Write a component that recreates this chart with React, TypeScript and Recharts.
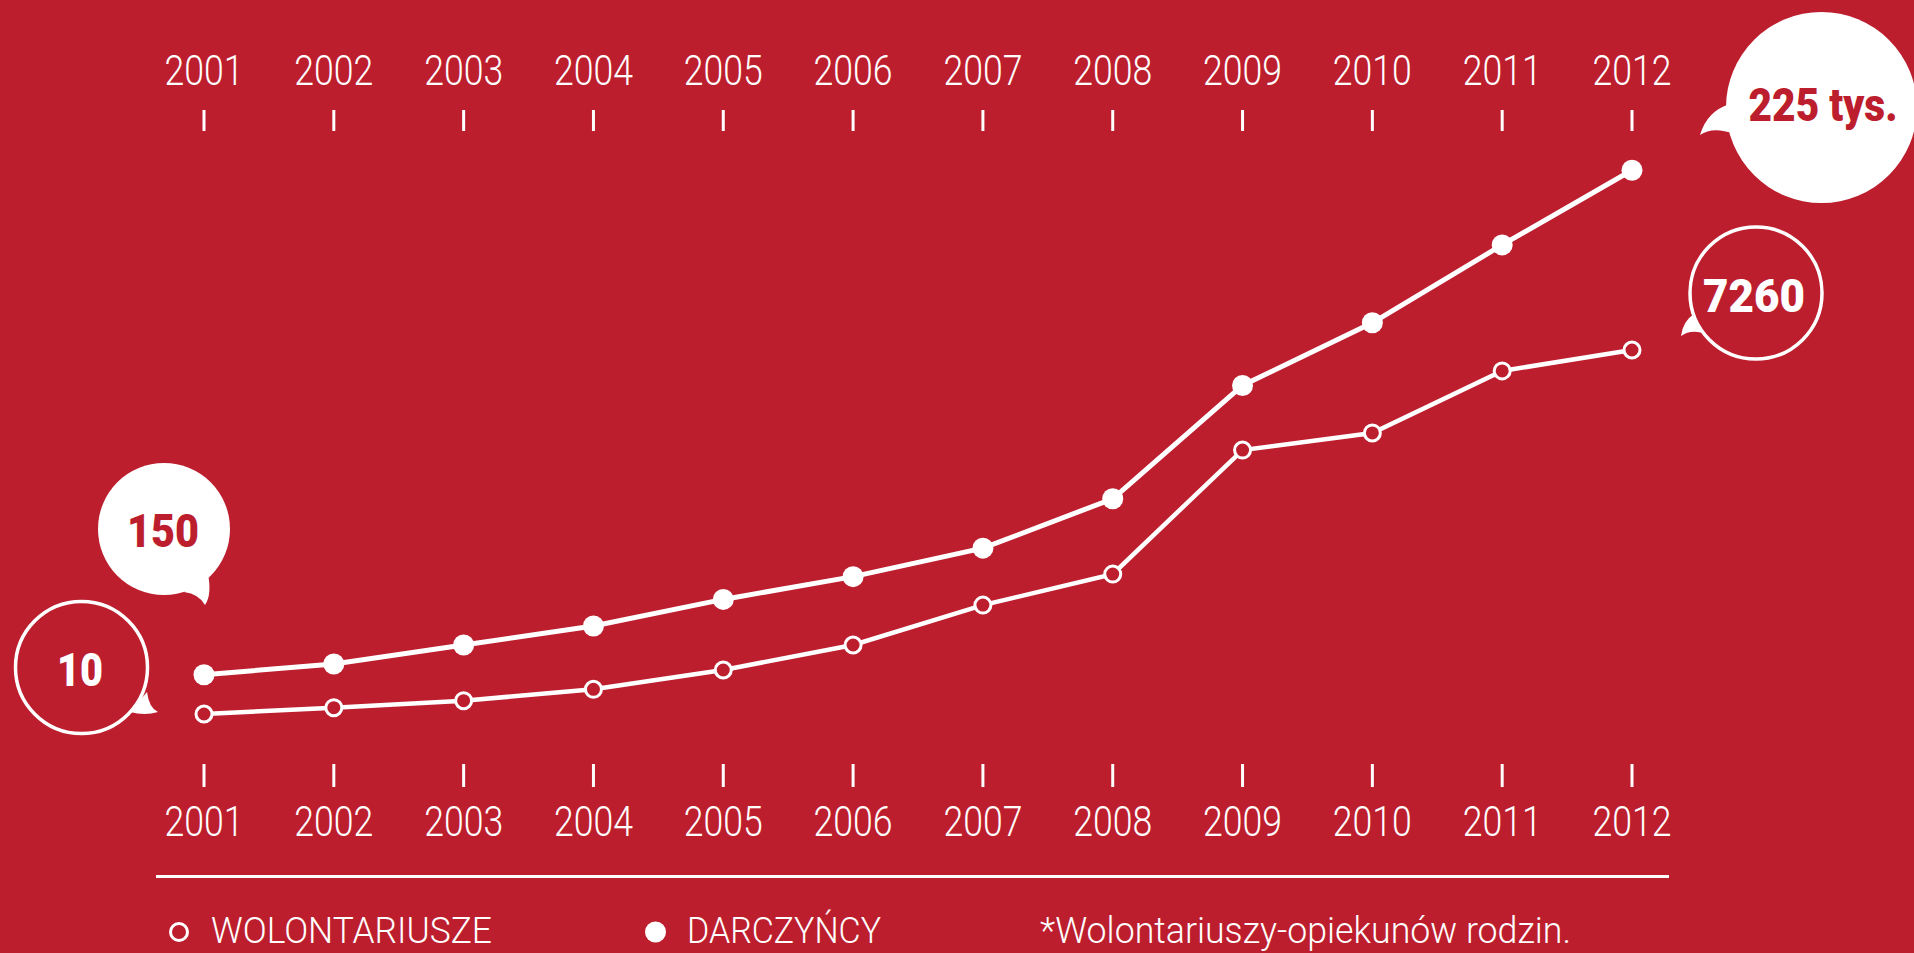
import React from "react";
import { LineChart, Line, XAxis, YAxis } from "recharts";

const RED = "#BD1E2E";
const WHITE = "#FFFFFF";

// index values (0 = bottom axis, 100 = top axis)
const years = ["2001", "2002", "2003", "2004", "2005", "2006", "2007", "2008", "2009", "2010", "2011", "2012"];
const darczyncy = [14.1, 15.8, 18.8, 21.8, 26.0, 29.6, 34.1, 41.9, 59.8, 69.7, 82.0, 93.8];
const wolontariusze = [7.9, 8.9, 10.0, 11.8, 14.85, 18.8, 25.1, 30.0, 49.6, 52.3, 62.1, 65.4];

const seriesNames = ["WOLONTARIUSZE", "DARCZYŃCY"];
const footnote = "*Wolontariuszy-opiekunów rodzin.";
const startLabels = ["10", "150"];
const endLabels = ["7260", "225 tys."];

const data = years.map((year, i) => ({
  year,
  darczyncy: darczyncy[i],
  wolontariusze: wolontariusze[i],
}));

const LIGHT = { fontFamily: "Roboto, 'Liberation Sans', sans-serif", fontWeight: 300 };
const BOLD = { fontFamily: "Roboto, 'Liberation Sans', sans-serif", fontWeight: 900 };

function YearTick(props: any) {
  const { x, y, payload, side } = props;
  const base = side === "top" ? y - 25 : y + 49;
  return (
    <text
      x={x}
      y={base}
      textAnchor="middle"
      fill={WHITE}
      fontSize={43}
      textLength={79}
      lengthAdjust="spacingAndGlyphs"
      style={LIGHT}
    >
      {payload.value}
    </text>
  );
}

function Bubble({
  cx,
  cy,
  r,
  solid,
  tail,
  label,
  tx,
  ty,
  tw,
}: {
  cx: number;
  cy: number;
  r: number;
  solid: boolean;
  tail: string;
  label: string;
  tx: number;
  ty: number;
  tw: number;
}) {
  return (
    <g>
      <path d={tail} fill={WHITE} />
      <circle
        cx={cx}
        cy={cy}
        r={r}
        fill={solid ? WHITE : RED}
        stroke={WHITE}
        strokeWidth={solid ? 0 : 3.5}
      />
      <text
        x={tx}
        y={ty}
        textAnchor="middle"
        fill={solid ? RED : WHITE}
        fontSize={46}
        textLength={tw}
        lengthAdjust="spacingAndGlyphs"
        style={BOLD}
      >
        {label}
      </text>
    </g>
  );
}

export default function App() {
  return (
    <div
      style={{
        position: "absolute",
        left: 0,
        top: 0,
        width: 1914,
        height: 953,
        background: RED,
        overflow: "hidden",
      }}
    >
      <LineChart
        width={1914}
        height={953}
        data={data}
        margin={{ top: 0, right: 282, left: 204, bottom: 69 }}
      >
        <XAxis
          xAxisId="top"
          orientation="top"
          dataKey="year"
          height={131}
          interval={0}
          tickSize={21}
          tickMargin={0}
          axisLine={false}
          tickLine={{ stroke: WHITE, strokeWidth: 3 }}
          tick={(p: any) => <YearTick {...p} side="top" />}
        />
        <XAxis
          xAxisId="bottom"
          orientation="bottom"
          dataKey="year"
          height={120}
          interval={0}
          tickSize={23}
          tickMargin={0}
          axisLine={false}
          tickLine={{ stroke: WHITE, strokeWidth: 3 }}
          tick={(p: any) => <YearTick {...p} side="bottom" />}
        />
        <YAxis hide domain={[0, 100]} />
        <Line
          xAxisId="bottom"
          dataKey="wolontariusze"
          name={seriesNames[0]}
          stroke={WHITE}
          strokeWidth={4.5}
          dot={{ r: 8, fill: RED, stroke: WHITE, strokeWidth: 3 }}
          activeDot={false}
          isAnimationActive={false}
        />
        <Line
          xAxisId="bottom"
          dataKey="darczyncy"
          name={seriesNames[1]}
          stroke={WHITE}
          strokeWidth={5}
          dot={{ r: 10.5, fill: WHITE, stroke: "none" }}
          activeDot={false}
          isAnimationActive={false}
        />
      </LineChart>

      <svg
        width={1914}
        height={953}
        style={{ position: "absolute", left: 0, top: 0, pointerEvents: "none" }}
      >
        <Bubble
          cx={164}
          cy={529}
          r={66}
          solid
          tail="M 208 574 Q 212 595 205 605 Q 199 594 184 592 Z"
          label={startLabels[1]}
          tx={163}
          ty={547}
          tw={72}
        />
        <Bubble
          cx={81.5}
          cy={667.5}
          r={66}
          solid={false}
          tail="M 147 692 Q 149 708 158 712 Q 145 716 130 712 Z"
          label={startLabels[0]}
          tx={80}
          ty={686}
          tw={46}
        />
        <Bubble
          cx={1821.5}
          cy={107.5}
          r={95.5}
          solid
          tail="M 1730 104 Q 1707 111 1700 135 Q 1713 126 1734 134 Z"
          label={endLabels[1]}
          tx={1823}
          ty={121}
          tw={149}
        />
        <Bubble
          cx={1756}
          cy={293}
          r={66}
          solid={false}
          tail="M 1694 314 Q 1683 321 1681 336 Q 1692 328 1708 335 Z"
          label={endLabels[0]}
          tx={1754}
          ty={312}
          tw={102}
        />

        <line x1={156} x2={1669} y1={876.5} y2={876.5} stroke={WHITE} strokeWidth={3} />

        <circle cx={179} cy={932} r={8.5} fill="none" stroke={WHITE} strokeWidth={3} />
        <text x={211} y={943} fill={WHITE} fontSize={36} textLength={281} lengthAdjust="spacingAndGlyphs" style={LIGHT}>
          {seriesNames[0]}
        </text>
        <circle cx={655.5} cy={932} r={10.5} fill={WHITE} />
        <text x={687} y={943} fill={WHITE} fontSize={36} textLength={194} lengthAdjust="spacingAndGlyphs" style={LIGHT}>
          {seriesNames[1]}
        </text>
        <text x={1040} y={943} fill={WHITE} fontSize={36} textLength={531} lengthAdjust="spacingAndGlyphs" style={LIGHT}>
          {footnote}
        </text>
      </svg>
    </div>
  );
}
**********
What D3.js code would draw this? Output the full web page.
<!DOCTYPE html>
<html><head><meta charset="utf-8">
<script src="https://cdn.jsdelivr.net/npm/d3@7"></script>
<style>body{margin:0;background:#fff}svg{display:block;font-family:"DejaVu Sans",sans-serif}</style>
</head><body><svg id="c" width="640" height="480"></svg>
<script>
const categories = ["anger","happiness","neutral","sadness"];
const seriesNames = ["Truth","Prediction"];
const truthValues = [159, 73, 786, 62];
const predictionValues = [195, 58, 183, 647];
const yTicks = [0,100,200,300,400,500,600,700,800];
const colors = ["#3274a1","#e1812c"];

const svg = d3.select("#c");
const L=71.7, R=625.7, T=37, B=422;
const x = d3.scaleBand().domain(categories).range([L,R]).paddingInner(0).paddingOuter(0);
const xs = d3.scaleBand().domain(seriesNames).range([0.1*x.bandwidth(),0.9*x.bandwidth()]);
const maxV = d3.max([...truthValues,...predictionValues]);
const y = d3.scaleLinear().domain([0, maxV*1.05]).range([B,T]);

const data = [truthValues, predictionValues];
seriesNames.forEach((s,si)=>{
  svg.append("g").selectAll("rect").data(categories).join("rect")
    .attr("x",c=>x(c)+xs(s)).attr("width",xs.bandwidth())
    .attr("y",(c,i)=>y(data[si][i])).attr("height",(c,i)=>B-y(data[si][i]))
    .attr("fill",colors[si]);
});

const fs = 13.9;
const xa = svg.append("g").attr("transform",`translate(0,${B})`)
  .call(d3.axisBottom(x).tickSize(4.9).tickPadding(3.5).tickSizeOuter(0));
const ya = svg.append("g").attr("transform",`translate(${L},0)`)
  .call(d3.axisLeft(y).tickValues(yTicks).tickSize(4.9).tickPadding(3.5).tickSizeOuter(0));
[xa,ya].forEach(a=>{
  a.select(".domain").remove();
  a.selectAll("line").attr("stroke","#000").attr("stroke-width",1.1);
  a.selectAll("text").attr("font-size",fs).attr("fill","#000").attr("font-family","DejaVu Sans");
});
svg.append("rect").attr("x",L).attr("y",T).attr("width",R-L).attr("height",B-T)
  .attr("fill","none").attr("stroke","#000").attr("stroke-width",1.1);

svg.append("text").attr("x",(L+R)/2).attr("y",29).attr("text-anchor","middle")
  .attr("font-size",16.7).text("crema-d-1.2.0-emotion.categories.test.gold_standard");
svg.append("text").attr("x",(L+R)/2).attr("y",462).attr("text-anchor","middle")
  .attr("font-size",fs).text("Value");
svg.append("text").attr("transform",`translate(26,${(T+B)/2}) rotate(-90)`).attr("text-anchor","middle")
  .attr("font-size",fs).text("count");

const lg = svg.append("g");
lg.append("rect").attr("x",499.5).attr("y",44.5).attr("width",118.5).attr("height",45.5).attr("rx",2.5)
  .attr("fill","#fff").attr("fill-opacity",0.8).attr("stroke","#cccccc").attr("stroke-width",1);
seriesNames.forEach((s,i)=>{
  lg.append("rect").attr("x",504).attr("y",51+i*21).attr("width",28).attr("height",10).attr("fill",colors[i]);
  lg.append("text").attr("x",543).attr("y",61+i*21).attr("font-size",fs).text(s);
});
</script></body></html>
**********
## Task description
Make an exact copy of the lines from the one containing "Write a component" to the one containing "52.3, 62.1, 65.4];", keeping both and leaving out every picture.

## Solution to this task
Write a component that recreates this chart with React, TypeScript and Recharts.
import React from "react";
import { LineChart, Line, XAxis, YAxis } from "recharts";

const RED = "#BD1E2E";
const WHITE = "#FFFFFF";

// index values (0 = bottom axis, 100 = top axis)
const years = ["2001", "2002", "2003", "2004", "2005", "2006", "2007", "2008", "2009", "2010", "2011", "2012"];
const darczyncy = [14.1, 15.8, 18.8, 21.8, 26.0, 29.6, 34.1, 41.9, 59.8, 69.7, 82.0, 93.8];
const wolontariusze = [7.9, 8.9, 10.0, 11.8, 14.85, 18.8, 25.1, 30.0, 49.6, 52.3, 62.1, 65.4];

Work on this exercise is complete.